* start Given information *

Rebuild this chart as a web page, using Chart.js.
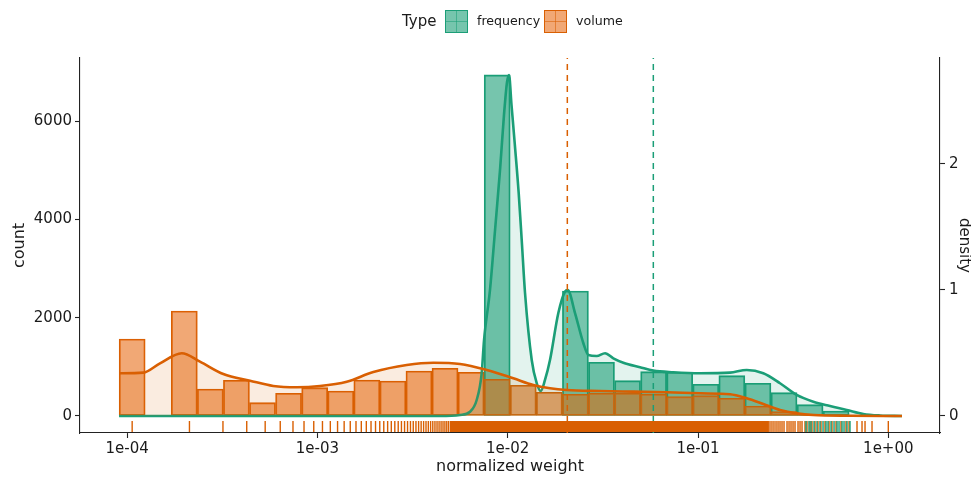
<!DOCTYPE html>
<html>
<head>
<meta charset="utf-8">
<title>normalized weight</title>
<script src="https://cdn.jsdelivr.net/npm/chart.js@4.4.1/dist/chart.umd.min.js"></script>
<style>
  html, body { margin: 0; padding: 0; background: #fff; }
  #wrap { position: relative; width: 971px; height: 478px; font-family: "DejaVu Sans", sans-serif; color: #1a1a1a; }
  #chart { position: absolute; left: 0; top: 0; }
  .lg { position: absolute; white-space: nowrap; line-height: 18px; }
  .key { position: absolute; top: 10px; width: 23px; height: 23px; box-sizing: border-box; border: 1.5px solid; }
  .key i { position: absolute; opacity: 0.55; }
  .key .v { left: 9.5px; top: 0; width: 1px; height: 100%; }
  .key .h { top: 9.5px; left: 0; height: 1px; width: 100%; }
</style>
</head>
<body>
<div id="wrap">
  <canvas id="chart" width="971" height="478"></canvas>
  <div class="lg" style="left:402px; top:12px; font-size:15px;">Type</div>
  <div class="key" style="left:445px; background:rgba(27,158,119,0.6); border-color:#1b9e77;"><i class="v" style="background:#1b9e77"></i><i class="h" style="background:#1b9e77"></i></div>
  <div class="lg" style="left:477px; top:12px; font-size:12.6px;">frequency</div>
  <div class="key" style="left:544px; background:rgba(232,110,25,0.6); border-color:#d95f02;"><i class="v" style="background:#d95f02"></i><i class="h" style="background:#d95f02"></i></div>
  <div class="lg" style="left:576px; top:12px; font-size:12.6px;">volume</div>
</div>
<script>
var TEAL = '#1b9e77';
var ORANGE = '#d95f02';

// histogram bins, centres on the weight axis (log spaced)
var binCenters = [1.063e-4, 1.457e-4, 1.998e-4, 2.739e-4, 3.754e-4, 5.146e-4, 7.055e-4, 9.674e-4,
  1.326e-3, 1.818e-3, 2.492e-3, 3.417e-3, 4.684e-3, 6.420e-3, 8.805e-3, 1.207e-2, 1.655e-2, 2.269e-2,
  3.110e-2, 4.264e-2, 5.845e-2, 8.014e-2, 0.1099, 0.1506, 0.2065, 0.2831, 0.3881, 0.5321, 0.7295, 1.000];
var frequencyCounts = [null, null, null, null, null, null, null, null, null, null, null, null, null, null,
  6940, null, null, 2543, 1092, 719, 902, 889, 645, 820, 665, 474, 230, 102, 8, 2];
var volumeCounts = [1567, null, 2137, 549, 726, 271, 462, 576, 509, 732, 712, 915, 970, 889,
  746, 624, 482, 441, 462, 462, 441, 393, 415, 360, 203, 88, 40, 8, 2, 1];

// density curves (right axis)
var frequencyDensityX = [9.07e-5, 4.41e-3, 5.62e-3, 6.34e-3, 6.87e-3, 7.30e-3, 7.51e-3, 8.07e-3, 8.58e-3,
  9.11e-3, 9.56e-3, 9.92e-3, 1.016e-2, 1.047e-2, 1.088e-2, 1.142e-2, 1.189e-2, 1.233e-2, 1.337e-2,
  1.420e-2, 1.491e-2, 1.570e-2, 1.668e-2, 1.845e-2, 2.000e-2, 2.067e-2, 2.258e-2, 2.496e-2, 2.652e-2,
  2.936e-2, 3.246e-2, 3.589e-2, 4.051e-2, 4.957e-2, 5.823e-2, 7.418e-2, 0.1024, 0.1473, 0.1803, 0.2203,
  0.2697, 0.3301, 0.4036, 0.4939, 0.6045, 0.7390, 0.9046, 1.180];
var frequencyDensityY = [0, 0, 0.008, 0.034, 0.127, 0.341, 0.603, 1.0, 1.476, 1.952, 2.389, 2.651, 2.706,
  2.468, 2.167, 1.770, 1.357, 0.976, 0.444, 0.260, 0.198, 0.286, 0.444, 0.817, 0.987, 1.0, 0.817, 0.579,
  0.484, 0.476, 0.498, 0.458, 0.423, 0.387, 0.360, 0.347, 0.339, 0.344, 0.365, 0.339, 0.260, 0.167,
  0.113, 0.079, 0.048, 0.016, 0.004, 0];
var volumeDensityX = [9.07e-5, 1.216e-4, 1.489e-4, 1.936e-4, 2.415e-4, 3.203e-4, 4.424e-4, 5.865e-4,
  7.784e-4, 1.032e-3, 1.426e-3, 1.967e-3, 2.947e-3, 4.066e-3, 5.615e-3, 7.757e-3, 1.070e-2, 1.363e-2,
  1.668e-2, 2.042e-2, 3.055e-2, 4.571e-2, 6.847e-2, 0.1024, 0.1473, 0.1803, 0.2203, 0.2697, 0.3301,
  0.4036, 0.6291, 1.180];
var volumeDensityY = [0.339, 0.344, 0.418, 0.498, 0.431, 0.333, 0.280, 0.238, 0.228, 0.238, 0.272, 0.349,
  0.405, 0.423, 0.413, 0.365, 0.299, 0.246, 0.220, 0.206, 0.198, 0.193, 0.188, 0.180, 0.172, 0.140,
  0.095, 0.048, 0.021, 0.008, 0.002, 0];

// mean lines
var frequencyMean = 0.05823;
var volumeMean = 0.02057;

// rug marks
var volumeRug = [1.063e-4, 2.126e-4, 3.189e-4, 4.252e-4, 5.315e-4, 6.378e-4, 7.441e-4, 8.504e-4, 9.567e-4,
  1.063e-3, 1.169e-3, 1.276e-3, 1.382e-3, 1.488e-3, 1.595e-3, 1.701e-3, 1.807e-3, 1.913e-3, 2.020e-3,
  2.126e-3, 2.232e-3, 2.339e-3, 2.445e-3, 2.551e-3, 2.658e-3, 2.764e-3, 2.870e-3, 2.976e-3, 3.083e-3,
  3.189e-3, 3.295e-3, 3.402e-3, 3.508e-3, 3.614e-3, 3.721e-3, 3.827e-3, 3.933e-3, 4.039e-3, 4.146e-3,
  4.252e-3, 4.358e-3, 4.465e-3, 4.571e-3, 4.677e-3, 4.784e-3, 4.890e-3,
  0.2389, 0.2447, 0.2507, 0.2570, 0.2633, 0.2697, 0.2763, 0.2831, 0.2936, 0.3008, 0.3081, 0.3157,
  0.3234, 0.3354, 0.3436, 0.3520, 0.3649, 0.3738, 0.3877, 0.3972, 0.4120, 0.4270, 0.4429, 0.4648,
  0.4880, 0.5059, 0.5311, 0.5641, 0.5993, 0.6217, 0.6847, 0.7275, 0.7545, 0.8211, 1.000];
var volumeRugDense = [4.95e-3, 0.236];
var frequencyRug = [0.3694, 0.3830, 0.3925, 0.4070, 0.4220, 0.4376, 0.4539, 0.4706, 0.4821, 0.5000,
  0.5185, 0.5377, 0.5508, 0.5712, 0.5851, 0.6067, 0.6291];

var xTicks = [1e-4, 1e-3, 1e-2, 1e-1, 1];
var countTicks = [0, 2000, 4000, 6000];
var densityTicks = [0, 1, 2];

// axis limits
var X_MIN = 5.655e-5, X_MAX = 1.869;
var COUNT_MIN = -346, COUNT_MAX = 7284;
var DENS_MIN = -0.135, DENS_MAX = 2.841;
// rug band sits in the strip below zero (count axis units)
var RUG_Y = -214, RUG_TOP = -100, RUG_BOTTOM = -325;

function pairs(xs, ys) {
  var out = [];
  for (var i = 0; i < xs.length; i++) out.push({x: xs[i], y: ys[i]});
  return out;
}
function rugPoints(xs) {
  return xs.map(function (v) { return {x: v, y: RUG_Y}; });
}
function fmtSci(v) {
  var e = Math.round(Math.log10(v));
  var a = Math.abs(e);
  return '1e' + (e < 0 ? '-' : '+') + (a < 10 ? '0' + a : a);
}

Chart.defaults.font.family = '"DejaVu Sans", sans-serif';
Chart.defaults.color = '#1a1a1a';

var axisLine = {display: true, color: '#222', width: 1.1};
var tickGrid = {drawOnChartArea: false, drawTicks: true, tickLength: 5, tickColor: '#222', tickWidth: 1.1};

new Chart(document.getElementById('chart'), {
  type: 'bar',
  data: {
    datasets: [
      {
        type: 'scatter', label: 'frequency rug', data: rugPoints(frequencyRug), order: 1,
        pointStyle: 'line', rotation: 90, pointRadius: 5.5, pointBorderWidth: 1.4,
        borderColor: TEAL, backgroundColor: TEAL
      },
      {
        type: 'scatter', label: 'volume rug', data: rugPoints(volumeRug), order: 2,
        pointStyle: 'line', rotation: 90, pointRadius: 5.5, pointBorderWidth: 1.4,
        borderColor: ORANGE, backgroundColor: ORANGE
      },
      {
        type: 'line', label: 'volume rug dense', order: 3,
        data: [{x: volumeRugDense[0], y: RUG_TOP}, {x: volumeRugDense[1], y: RUG_TOP}],
        borderWidth: 0, pointRadius: 0, fill: {value: RUG_BOTTOM}, backgroundColor: ORANGE
      },
      {
        type: 'line', label: 'volume mean', order: 4,
        data: [{x: volumeMean, y: COUNT_MIN}, {x: volumeMean, y: COUNT_MAX}],
        borderColor: ORANGE, borderWidth: 1.5, borderDash: [6, 5], pointRadius: 0, fill: false
      },
      {
        type: 'line', label: 'frequency mean', order: 5,
        data: [{x: frequencyMean, y: COUNT_MIN}, {x: frequencyMean, y: COUNT_MAX}],
        borderColor: TEAL, borderWidth: 1.5, borderDash: [6, 5], pointRadius: 0, fill: false
      },
      {
        type: 'line', label: 'volume density', yAxisID: 'yD', order: 6,
        data: pairs(volumeDensityX, volumeDensityY),
        borderColor: ORANGE, borderWidth: 2.6, backgroundColor: 'rgba(217,95,2,0.12)',
        fill: 'origin', pointRadius: 0, cubicInterpolationMode: 'monotone'
      },
      {
        type: 'line', label: 'frequency density', yAxisID: 'yD', order: 7,
        data: pairs(frequencyDensityX, frequencyDensityY),
        borderColor: TEAL, borderWidth: 2.6, backgroundColor: 'rgba(27,158,119,0.12)',
        fill: 'origin', pointRadius: 0, cubicInterpolationMode: 'monotone'
      },
      {
        label: 'volume', data: pairs(binCenters, volumeCounts), order: 8, grouped: false,
        backgroundColor: 'rgba(232,110,25,0.6)', borderColor: ORANGE, borderWidth: 1.2,
        borderSkipped: false, barPercentage: 1, categoryPercentage: 1
      },
      {
        label: 'frequency', data: pairs(binCenters, frequencyCounts), order: 9, grouped: false,
        backgroundColor: 'rgba(27,158,119,0.6)', borderColor: TEAL, borderWidth: 1.2,
        borderSkipped: false, barPercentage: 1, categoryPercentage: 1
      }
    ]
  },
  options: {
    responsive: false,
    animation: false,
    events: [],
    layout: {padding: {top: 58, left: 0, right: 0, bottom: 0}},
    plugins: {legend: {display: false}, tooltip: {enabled: false}},
    scales: {
      x: {
        type: 'logarithmic', position: 'bottom', min: X_MIN, max: X_MAX, offset: false,
        grid: Object.assign({offset: false}, tickGrid), border: axisLine,
        afterBuildTicks: function (s) { s.ticks = xTicks.map(function (v) { return {value: v}; }); },
        afterFit: function (s) { s.height = 45; },
        ticks: {autoSkip: false, maxRotation: 0, padding: 2, font: {size: 15},
          callback: function (v) { return fmtSci(v); }},
        title: {display: true, text: 'normalized weight', font: {size: 16}, padding: {top: 0, bottom: 2}}
      },
      y: {
        type: 'linear', position: 'left', min: COUNT_MIN, max: COUNT_MAX,
        grid: tickGrid, border: axisLine,
        afterBuildTicks: function (s) { s.ticks = countTicks.map(function (v) { return {value: v}; }); },
        afterFit: function (s) { s.width = 80; },
        ticks: {padding: 3, font: {size: 15}, callback: function (v) { return String(v); }},
        title: {display: true, text: 'count', font: {size: 16}, padding: {top: 10, bottom: 0}}
      },
      yD: {
        type: 'linear', position: 'right', min: DENS_MIN, max: DENS_MAX,
        grid: tickGrid, border: axisLine,
        afterBuildTicks: function (s) { s.ticks = densityTicks.map(function (v) { return {value: v}; }); },
        afterFit: function (s) { s.width = 31; },
        ticks: {padding: 4, font: {size: 15}, callback: function (v) { return String(v); }},
        title: {display: true, text: 'density', font: {size: 15, lineHeight: 1}, padding: {top: 0, bottom: 0}}
      }
    }
  }
});
</script>
</body>
</html>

* end Given information *

■ What is asked: Exactly as they appear, print the lines of the listing above from its first line through the line that contains "var ORANGE = '#d95f02';", minus the pictures.

■ Answer to the problem:
Rebuild this chart as a web page, using Chart.js.
<!DOCTYPE html>
<html>
<head>
<meta charset="utf-8">
<title>normalized weight</title>
<script src="https://cdn.jsdelivr.net/npm/chart.js@4.4.1/dist/chart.umd.min.js"></script>
<style>
  html, body { margin: 0; padding: 0; background: #fff; }
  #wrap { position: relative; width: 971px; height: 478px; font-family: "DejaVu Sans", sans-serif; color: #1a1a1a; }
  #chart { position: absolute; left: 0; top: 0; }
  .lg { position: absolute; white-space: nowrap; line-height: 18px; }
  .key { position: absolute; top: 10px; width: 23px; height: 23px; box-sizing: border-box; border: 1.5px solid; }
  .key i { position: absolute; opacity: 0.55; }
  .key .v { left: 9.5px; top: 0; width: 1px; height: 100%; }
  .key .h { top: 9.5px; left: 0; height: 1px; width: 100%; }
</style>
</head>
<body>
<div id="wrap">
  <canvas id="chart" width="971" height="478"></canvas>
  <div class="lg" style="left:402px; top:12px; font-size:15px;">Type</div>
  <div class="key" style="left:445px; background:rgba(27,158,119,0.6); border-color:#1b9e77;"><i class="v" style="background:#1b9e77"></i><i class="h" style="background:#1b9e77"></i></div>
  <div class="lg" style="left:477px; top:12px; font-size:12.6px;">frequency</div>
  <div class="key" style="left:544px; background:rgba(232,110,25,0.6); border-color:#d95f02;"><i class="v" style="background:#d95f02"></i><i class="h" style="background:#d95f02"></i></div>
  <div class="lg" style="left:576px; top:12px; font-size:12.6px;">volume</div>
</div>
<script>
var TEAL = '#1b9e77';
var ORANGE = '#d95f02';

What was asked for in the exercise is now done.